EXERCISE AIM — Nothing outside the range from the line with "Reproduce this chart with Plotly.js." to the line with "const bandY = bandUpper.concat(bandLower.slice().reverse());" belongs in the copy, and no pictures do either; repeat that range exactly.

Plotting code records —
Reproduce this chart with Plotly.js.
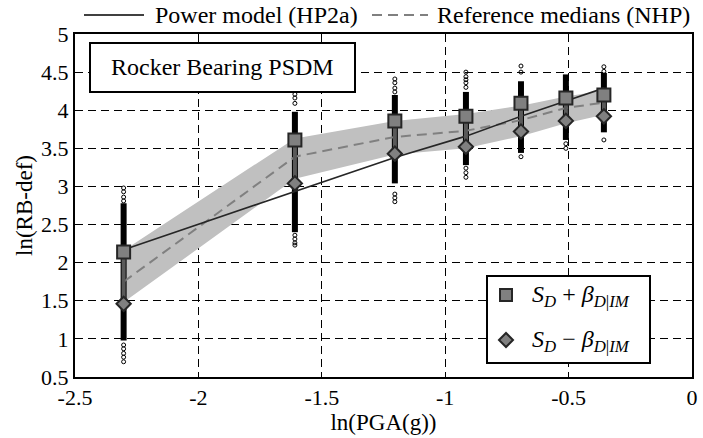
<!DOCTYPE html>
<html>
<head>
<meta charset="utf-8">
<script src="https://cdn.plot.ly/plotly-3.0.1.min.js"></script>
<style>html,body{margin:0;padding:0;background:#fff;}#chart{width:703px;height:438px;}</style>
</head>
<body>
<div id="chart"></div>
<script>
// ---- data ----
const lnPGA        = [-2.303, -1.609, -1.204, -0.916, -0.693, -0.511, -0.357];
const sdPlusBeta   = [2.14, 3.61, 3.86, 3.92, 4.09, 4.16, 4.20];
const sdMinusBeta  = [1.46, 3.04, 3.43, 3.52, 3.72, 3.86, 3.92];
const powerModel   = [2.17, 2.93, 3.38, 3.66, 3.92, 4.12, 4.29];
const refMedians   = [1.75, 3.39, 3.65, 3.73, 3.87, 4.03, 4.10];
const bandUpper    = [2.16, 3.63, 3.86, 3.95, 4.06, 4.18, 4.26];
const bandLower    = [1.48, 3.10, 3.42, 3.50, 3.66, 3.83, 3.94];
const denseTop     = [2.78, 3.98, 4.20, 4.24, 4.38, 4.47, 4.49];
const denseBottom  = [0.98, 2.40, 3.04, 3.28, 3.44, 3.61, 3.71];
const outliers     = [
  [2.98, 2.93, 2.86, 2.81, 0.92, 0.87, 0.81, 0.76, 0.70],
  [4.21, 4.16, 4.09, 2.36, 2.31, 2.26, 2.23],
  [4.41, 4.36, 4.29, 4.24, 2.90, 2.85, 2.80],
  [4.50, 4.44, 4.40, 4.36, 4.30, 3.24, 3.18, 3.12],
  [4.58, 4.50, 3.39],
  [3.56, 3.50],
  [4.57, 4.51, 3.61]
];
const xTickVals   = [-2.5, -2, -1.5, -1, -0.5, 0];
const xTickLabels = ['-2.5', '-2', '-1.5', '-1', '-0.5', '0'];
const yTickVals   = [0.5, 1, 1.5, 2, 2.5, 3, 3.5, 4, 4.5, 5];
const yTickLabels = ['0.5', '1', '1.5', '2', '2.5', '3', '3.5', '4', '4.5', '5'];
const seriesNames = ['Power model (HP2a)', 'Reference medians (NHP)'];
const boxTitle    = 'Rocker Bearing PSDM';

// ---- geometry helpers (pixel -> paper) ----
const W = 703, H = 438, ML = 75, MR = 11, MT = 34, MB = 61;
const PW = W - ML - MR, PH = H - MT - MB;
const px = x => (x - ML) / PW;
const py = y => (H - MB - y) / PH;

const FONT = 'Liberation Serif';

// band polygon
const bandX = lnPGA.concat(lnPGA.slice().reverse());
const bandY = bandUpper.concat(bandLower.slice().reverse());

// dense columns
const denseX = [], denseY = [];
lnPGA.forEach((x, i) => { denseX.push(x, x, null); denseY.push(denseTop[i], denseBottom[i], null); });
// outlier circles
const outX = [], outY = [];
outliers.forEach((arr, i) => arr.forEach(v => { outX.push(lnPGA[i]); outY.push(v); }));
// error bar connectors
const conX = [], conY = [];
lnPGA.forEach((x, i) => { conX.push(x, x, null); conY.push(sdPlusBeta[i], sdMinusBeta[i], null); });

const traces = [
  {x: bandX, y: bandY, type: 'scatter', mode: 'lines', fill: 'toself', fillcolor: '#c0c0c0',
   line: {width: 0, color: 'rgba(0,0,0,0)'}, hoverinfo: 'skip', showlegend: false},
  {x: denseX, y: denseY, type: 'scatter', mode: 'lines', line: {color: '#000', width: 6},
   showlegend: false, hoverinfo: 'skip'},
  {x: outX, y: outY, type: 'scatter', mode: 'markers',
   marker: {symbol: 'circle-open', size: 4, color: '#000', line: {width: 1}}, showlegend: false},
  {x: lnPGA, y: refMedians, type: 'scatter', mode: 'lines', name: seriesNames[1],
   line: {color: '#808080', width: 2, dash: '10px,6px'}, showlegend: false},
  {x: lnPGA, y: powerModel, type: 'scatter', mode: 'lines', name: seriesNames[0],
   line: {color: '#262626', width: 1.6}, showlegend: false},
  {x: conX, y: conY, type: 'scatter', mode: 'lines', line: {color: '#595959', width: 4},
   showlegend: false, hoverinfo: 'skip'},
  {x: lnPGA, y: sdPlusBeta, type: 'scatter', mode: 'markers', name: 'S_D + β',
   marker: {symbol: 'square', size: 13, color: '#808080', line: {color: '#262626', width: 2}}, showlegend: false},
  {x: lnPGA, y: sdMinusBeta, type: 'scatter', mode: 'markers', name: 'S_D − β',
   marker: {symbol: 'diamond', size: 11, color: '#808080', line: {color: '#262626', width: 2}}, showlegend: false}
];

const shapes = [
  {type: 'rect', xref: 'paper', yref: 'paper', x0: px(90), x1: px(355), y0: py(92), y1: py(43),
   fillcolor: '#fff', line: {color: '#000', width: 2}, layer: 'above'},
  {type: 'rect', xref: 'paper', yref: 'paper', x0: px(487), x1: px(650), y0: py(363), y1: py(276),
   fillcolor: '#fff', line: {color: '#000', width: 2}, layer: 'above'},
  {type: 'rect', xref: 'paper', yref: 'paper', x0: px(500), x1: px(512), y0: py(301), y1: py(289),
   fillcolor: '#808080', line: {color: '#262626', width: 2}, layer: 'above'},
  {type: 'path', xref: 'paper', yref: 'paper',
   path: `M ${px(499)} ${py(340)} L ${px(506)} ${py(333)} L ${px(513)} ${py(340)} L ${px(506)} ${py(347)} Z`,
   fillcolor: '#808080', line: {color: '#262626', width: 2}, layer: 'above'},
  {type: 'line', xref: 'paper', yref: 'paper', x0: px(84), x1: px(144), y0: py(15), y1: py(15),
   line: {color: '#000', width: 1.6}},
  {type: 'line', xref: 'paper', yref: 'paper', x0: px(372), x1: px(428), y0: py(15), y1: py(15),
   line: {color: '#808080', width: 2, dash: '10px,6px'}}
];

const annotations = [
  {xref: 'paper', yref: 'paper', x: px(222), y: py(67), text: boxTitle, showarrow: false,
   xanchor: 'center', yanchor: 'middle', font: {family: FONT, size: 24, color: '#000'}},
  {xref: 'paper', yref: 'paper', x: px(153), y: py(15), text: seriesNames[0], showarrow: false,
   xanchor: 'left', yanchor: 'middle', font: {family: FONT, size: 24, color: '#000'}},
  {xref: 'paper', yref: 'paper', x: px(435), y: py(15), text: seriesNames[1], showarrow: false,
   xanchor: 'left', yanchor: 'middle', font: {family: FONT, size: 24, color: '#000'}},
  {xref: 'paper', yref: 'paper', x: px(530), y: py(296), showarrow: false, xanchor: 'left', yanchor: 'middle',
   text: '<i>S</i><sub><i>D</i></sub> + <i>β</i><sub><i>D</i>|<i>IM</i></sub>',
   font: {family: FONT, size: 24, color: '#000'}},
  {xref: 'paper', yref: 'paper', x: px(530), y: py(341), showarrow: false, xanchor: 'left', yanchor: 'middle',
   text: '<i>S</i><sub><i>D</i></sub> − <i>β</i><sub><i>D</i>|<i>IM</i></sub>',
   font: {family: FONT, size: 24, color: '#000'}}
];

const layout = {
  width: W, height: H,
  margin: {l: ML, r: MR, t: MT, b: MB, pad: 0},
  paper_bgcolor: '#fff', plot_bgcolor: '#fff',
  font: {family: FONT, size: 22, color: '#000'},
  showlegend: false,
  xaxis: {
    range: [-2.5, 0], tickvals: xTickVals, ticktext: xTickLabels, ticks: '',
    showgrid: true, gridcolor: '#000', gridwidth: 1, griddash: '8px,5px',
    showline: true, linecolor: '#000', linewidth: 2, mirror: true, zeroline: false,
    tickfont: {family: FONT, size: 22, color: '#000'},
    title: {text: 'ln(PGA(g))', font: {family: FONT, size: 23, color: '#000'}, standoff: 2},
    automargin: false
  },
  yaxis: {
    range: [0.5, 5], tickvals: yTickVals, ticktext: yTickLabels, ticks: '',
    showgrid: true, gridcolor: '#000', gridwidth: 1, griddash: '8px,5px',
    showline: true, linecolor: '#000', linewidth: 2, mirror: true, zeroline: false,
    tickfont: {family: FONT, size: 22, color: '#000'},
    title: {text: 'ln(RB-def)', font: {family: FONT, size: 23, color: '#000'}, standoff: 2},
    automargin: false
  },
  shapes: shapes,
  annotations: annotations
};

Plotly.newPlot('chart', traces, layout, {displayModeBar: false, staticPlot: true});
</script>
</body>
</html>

* * *

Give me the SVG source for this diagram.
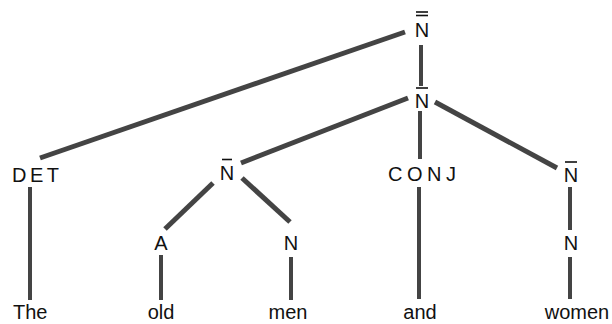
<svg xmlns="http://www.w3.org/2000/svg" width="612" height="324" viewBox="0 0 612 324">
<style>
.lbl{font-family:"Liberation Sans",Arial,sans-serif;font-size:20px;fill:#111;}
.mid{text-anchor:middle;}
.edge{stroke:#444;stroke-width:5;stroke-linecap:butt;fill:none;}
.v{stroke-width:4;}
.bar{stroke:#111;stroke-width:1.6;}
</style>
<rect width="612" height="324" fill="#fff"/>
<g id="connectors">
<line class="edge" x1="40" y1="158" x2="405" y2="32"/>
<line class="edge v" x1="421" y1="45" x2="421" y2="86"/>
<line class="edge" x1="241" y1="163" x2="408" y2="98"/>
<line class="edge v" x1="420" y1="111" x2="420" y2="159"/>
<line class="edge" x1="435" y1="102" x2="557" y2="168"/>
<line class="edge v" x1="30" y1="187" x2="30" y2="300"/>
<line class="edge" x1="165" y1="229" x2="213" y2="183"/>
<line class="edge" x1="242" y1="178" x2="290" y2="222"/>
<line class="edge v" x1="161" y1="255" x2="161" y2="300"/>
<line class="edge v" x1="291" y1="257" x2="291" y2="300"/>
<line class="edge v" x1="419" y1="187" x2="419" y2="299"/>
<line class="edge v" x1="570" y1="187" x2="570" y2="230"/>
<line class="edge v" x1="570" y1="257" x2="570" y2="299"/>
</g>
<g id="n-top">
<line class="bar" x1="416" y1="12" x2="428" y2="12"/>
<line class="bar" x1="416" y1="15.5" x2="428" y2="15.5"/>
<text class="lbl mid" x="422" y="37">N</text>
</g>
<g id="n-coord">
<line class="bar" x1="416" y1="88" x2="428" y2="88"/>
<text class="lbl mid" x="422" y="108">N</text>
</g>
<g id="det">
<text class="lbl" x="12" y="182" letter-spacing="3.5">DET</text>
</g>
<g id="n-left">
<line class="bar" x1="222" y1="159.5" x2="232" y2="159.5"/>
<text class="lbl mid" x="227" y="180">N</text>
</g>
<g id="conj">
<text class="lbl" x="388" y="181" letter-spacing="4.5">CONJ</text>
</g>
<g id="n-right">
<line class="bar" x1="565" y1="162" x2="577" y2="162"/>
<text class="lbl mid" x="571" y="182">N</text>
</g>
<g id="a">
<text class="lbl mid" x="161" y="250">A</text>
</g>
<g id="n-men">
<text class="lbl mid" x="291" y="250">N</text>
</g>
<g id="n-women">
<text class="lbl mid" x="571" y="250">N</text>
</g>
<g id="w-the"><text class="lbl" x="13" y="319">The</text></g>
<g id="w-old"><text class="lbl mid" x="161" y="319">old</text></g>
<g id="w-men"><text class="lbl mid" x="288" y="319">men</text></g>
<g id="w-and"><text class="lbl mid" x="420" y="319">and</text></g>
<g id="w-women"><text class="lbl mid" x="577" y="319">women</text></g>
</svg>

TASK SOLUTION —
Reproduce this chart with Plotly.js.
<!DOCTYPE html>
<html>
<head>
<meta charset="utf-8">
<script src="https://cdn.plot.ly/plotly-3.0.1.min.js"></script>
<style>html,body{margin:0;padding:0;background:#fff;}#chart{width:703px;height:438px;}</style>
</head>
<body>
<div id="chart"></div>
<script>
// ---- data ----
const lnPGA        = [-2.303, -1.609, -1.204, -0.916, -0.693, -0.511, -0.357];
const sdPlusBeta   = [2.14, 3.61, 3.86, 3.92, 4.09, 4.16, 4.20];
const sdMinusBeta  = [1.46, 3.04, 3.43, 3.52, 3.72, 3.86, 3.92];
const powerModel   = [2.17, 2.93, 3.38, 3.66, 3.92, 4.12, 4.29];
const refMedians   = [1.75, 3.39, 3.65, 3.73, 3.87, 4.03, 4.10];
const bandUpper    = [2.16, 3.63, 3.86, 3.95, 4.06, 4.18, 4.26];
const bandLower    = [1.48, 3.10, 3.42, 3.50, 3.66, 3.83, 3.94];
const denseTop     = [2.78, 3.98, 4.20, 4.24, 4.38, 4.47, 4.49];
const denseBottom  = [0.98, 2.40, 3.04, 3.28, 3.44, 3.61, 3.71];
const outliers     = [
  [2.98, 2.93, 2.86, 2.81, 0.92, 0.87, 0.81, 0.76, 0.70],
  [4.21, 4.16, 4.09, 2.36, 2.31, 2.26, 2.23],
  [4.41, 4.36, 4.29, 4.24, 2.90, 2.85, 2.80],
  [4.50, 4.44, 4.40, 4.36, 4.30, 3.24, 3.18, 3.12],
  [4.58, 4.50, 3.39],
  [3.56, 3.50],
  [4.57, 4.51, 3.61]
];
const xTickVals   = [-2.5, -2, -1.5, -1, -0.5, 0];
const xTickLabels = ['-2.5', '-2', '-1.5', '-1', '-0.5', '0'];
const yTickVals   = [0.5, 1, 1.5, 2, 2.5, 3, 3.5, 4, 4.5, 5];
const yTickLabels = ['0.5', '1', '1.5', '2', '2.5', '3', '3.5', '4', '4.5', '5'];
const seriesNames = ['Power model (HP2a)', 'Reference medians (NHP)'];
const boxTitle    = 'Rocker Bearing PSDM';

// ---- geometry helpers (pixel -> paper) ----
const W = 703, H = 438, ML = 75, MR = 11, MT = 34, MB = 61;
const PW = W - ML - MR, PH = H - MT - MB;
const px = x => (x - ML) / PW;
const py = y => (H - MB - y) / PH;

const FONT = 'Liberation Serif';

// band polygon
const bandX = lnPGA.concat(lnPGA.slice().reverse());
const bandY = bandUpper.concat(bandLower.slice().reverse());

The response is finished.